= Society for the Experimental Analysis of Behavior =

Group that promotes the experimental analysis of behavior

The Society for the Experimental Analysis of Behavior was founded in 1957 by a group of researchers in the field of behaviorism. It publishes the Journal of the Experimental Analysis of Behavior and the Journal of Applied Behavior Analysis.

The Certificate of Incorporation (dated October 29, 1957) of the society states that:

The purpose and objects of this corporation shall be to encourage, foster, and promote the advancement of the science of experimental analysis of behavior; the promotion of research in the said science and the increase and diffusion of knowledge of the said science by the conduct of a program of education by meetings, conferences and symposia, and by the publication of journals, papers, periodicals and reports.

The Journal of the Experimental Analysis of Behavior was established to meet the needs of those who were attracted to the behavior-analytic approach but were unhappy with the lack of a journal specializing in that rapidly growing area.
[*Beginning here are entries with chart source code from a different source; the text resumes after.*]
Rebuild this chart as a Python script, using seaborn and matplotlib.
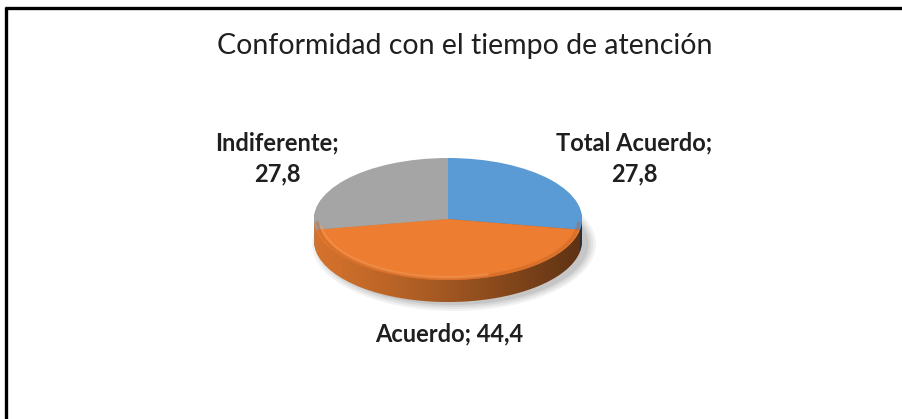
import numpy as np
import matplotlib.pyplot as plt
import seaborn as sns
from matplotlib import transforms
from matplotlib.patches import Polygon, Ellipse

categorias = ['Total Acuerdo', 'Acuerdo', 'Indiferente']
porcentajes = [27.8, 44.4, 27.8]
etiquetas = ['Total Acuerdo;\n27,8', 'Acuerdo; 44,4', 'Indiferente;\n27,8']
titulo = 'Conformidad con el tiempo de atención'

colores = sns.color_palette(['#5B9BD5', '#ED7D31', '#A5A5A5'])
colores_lado = sns.color_palette(['#5A6E80', '#D4722C', '#C07A48'])

sns.set_style('white')
plt.rcParams['font.family'] = ['Lato', 'DejaVu Sans']

W, H = 903, 419
fig = plt.figure(figsize=(W / 100, H / 100), dpi=100)
ax = fig.add_axes([0, 0, 1, 1])

# geometria del pastel "3D" (pixeles)
cx, cy = 448, H - 219
R = 134
ky = 61 / 134
prof = 22


def forma(dy):
    return transforms.Affine2D().scale(1, ky).translate(cx, cy - dy) + ax.transData


# sombra suave
for i, a in enumerate([0.05, 0.05, 0.06, 0.08]):
    s = Ellipse((cx + 6, cy - prof - 3), 2 * R + 16 - 5 * i, 2 * R * ky + 12 - 4 * i,
                color='black', alpha=a, zorder=0, lw=0)
    ax.add_patch(s)

# lateral: capas del mismo pastel desplazadas hacia abajo
for k in range(prof, 0, -1):
    cuñas, _ = ax.pie(porcentajes, radius=R, startangle=90, counterclock=False,
                      colors=colores_lado, wedgeprops=dict(linewidth=0))
    for c in cuñas:
        c.set_transform(forma(k))
        c.set_zorder(1)

# oscurecer el lateral hacia la derecha
t = np.linspace(np.pi, 2 * np.pi, 200)
arriba = np.column_stack([cx + R * np.cos(t), cy + R * ky * np.sin(t)])
abajo = np.column_stack([cx + R * np.cos(t), cy - prof + R * ky * np.sin(t)])
lado = Polygon(np.vstack([arriba, abajo[::-1]]), closed=True, facecolor='none',
               edgecolor='none', transform=ax.transData)
ax.add_patch(lado)
grad = np.zeros((2, 256, 4))
grad[..., 3] = np.linspace(0.0, 0.62, 256) ** 1.2
img = ax.imshow(grad, extent=(cx - R, cx + R, cy - prof - R * ky, cy),
                origin='lower', aspect='auto', zorder=2, interpolation='bilinear')
img.set_clip_path(lado)

# cara superior
cuñas, _ = ax.pie(porcentajes, radius=R, startangle=90, counterclock=False,
                  colors=colores, wedgeprops=dict(linewidth=0))
for c in cuñas:
    c.set_transform(forma(0))
    c.set_zorder(3)

# bisel del borde frontal
tb = np.linspace(np.pi * 1.02, np.pi * 1.98, 160)
ax.plot(cx + (R - 3) * np.cos(tb), cy + (R - 3) * ky * np.sin(tb),
        color='#B85C20', lw=2.5, alpha=0.35, zorder=4)
tb = np.linspace(np.pi * 1.04, np.pi * 1.6, 120)
ax.plot(cx + (R - 6) * np.cos(tb), cy + (R - 6) * ky * np.sin(tb),
        color='#F7A060', lw=1.8, alpha=0.45, zorder=4)

# etiquetas
est = dict(ha='center', va='center', fontsize=17, fontweight='bold',
           color='#1F1F1F', zorder=5)
ax.text(634, H - 143, etiquetas[0].split('\n')[0], **est)
ax.text(634, H - 174, etiquetas[0].split('\n')[1], **est)
ax.text(449, H - 334, etiquetas[1], **est)
ax.text(277, H - 143, etiquetas[2].split('\n')[0], **est)
ax.text(277, H - 174, etiquetas[2].split('\n')[1], **est)

ax.text(465, H - 46, titulo, ha='center', va='center', fontsize=20.5,
        color='#1F1F1F', zorder=5)

# marco
ax.plot([6.5, 6.5], [0, H - 7], color='black', lw=2.4, solid_capstyle='butt', zorder=6)
ax.plot([5, W], [H - 8.5, H - 8.5], color='black', lw=2.4, solid_capstyle='butt', zorder=6)

ax.set_xlim(0, W)
ax.set_ylim(0, H)
ax.set_aspect('auto')
ax.axis('off')

fig.savefig('out.png', dpi=100)
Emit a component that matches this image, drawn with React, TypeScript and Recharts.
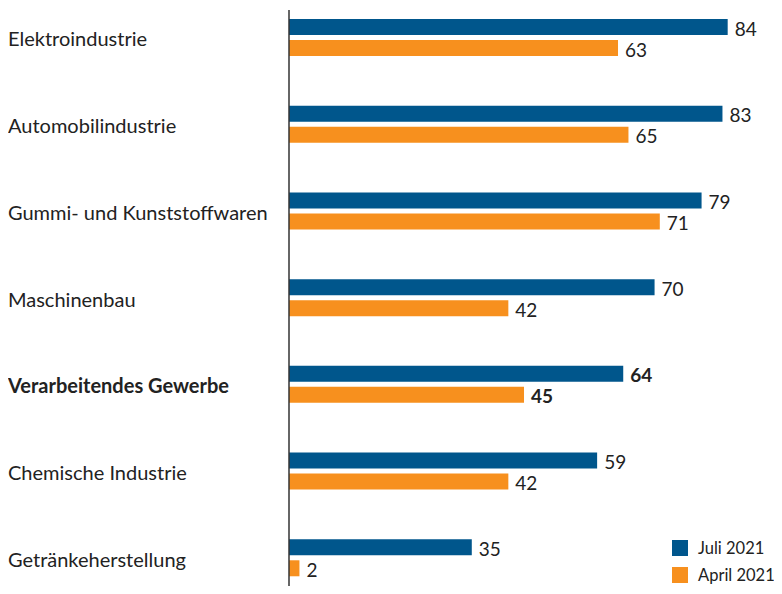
import {Bar, BarChart, LabelList, Legend, XAxis, YAxis} from 'recharts';

const categories = [
    'Elektroindustrie',
    'Automobilindustrie',
    'Gummi- und Kunststoffwaren',
    'Maschinenbau',
    'Verarbeitendes Gewerbe',
    'Chemische Industrie',
    'Getränkeherstellung',
];
const juli2021 = [84, 83, 79, 70, 64, 59, 35];
const april2021 = [63, 65, 71, 42, 45, 42, 2];
const highlighted = 'Verarbeitendes Gewerbe';

const data = categories.map((name, i) => ({
    name,
    juli: juli2021[i],
    april: april2021[i],
}));

const BLUE = '#00568c';
const ORANGE = '#f7901e';
const TEXT = '#222';
const FONT = 'Lato, "Noto Sans", sans-serif';

const CategoryTick = (props: any) => {
    const {y, payload} = props;
    const bold = payload.value === highlighted;
    return (
        <text x={0} y={y + 1} dominantBaseline="central" textAnchor="start" fill={TEXT}
              fontSize={20} fontFamily={FONT} fontWeight={bold ? 700 : 400}>
            {payload.value}
        </text>
    );
};

const ValueLabel = (props: any) => {
    const {x, y, width, height, value, index} = props;
    const bold = categories[index] === highlighted;
    return (
        <text x={x + width + 7} y={y + height / 2 + 1} dominantBaseline="central" fill={TEXT}
              fontSize={19} fontFamily={FONT} fontWeight={bold ? 700 : 400}>
            {value}
        </text>
    );
};

const LegendBox = () => (
    <div style={{fontFamily: FONT, fontSize: 16.5, color: TEXT, whiteSpace: 'nowrap'}}>
        {[{label: 'Juli 2021', color: BLUE}, {label: 'April 2021', color: ORANGE}].map(item => (
            <div key={item.label} style={{display: 'flex', alignItems: 'center', height: 27}}>
                <span style={{width: 16, height: 16, flex: 'none', background: item.color, marginRight: 10}}/>
                <span>{item.label}</span>
            </div>
        ))}
    </div>
);

export default function App() {
    return (
        <BarChart
            layout="vertical"
            width={774}
            height={586}
            data={data}
            barGap={5}
            barSize={16}
            style={{marginBottom: -8}}
            margin={{top: 2, right: 0, bottom: 0, left: 0}}
        >
            <XAxis type="number" domain={[0, 94.4]} hide />
            <YAxis
                type="category"
                dataKey="name"
                width={281}
                tickLine={false}
                axisLine={{stroke: '#333', strokeWidth: 1.5}}
                tick={<CategoryTick />}
                padding={{top: -16, bottom: -7}}
            />
            <Legend
                layout="horizontal"
                align="center"
                verticalAlign="middle"
                content={<LegendBox />}
                wrapperStyle={{left: 664, top: 526, width: 100}}
            />
            <Bar dataKey="juli" name="Juli 2021" fill={BLUE} isAnimationActive={false}>
                <LabelList dataKey="juli" content={<ValueLabel />} />
            </Bar>
            <Bar dataKey="april" name="April 2021" fill={ORANGE} isAnimationActive={false}>
                <LabelList dataKey="april" content={<ValueLabel />} />
            </Bar>
        </BarChart>
    );
}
As described on its inside front page ever since, the journal is "primarily for the original publication of experiments relevant to the behavior of individual organisms." It started as a quarterly in 1958 but has appeared bimonthly since 1964. The initial board of editors also served as the first board of directors of the society.

In 1968, the society established the Journal of Applied Behavior Analysis for "the original publication of reports of experimental research involving applications of the experimental analysis of behavior to problems of social importance." It appears quarterly.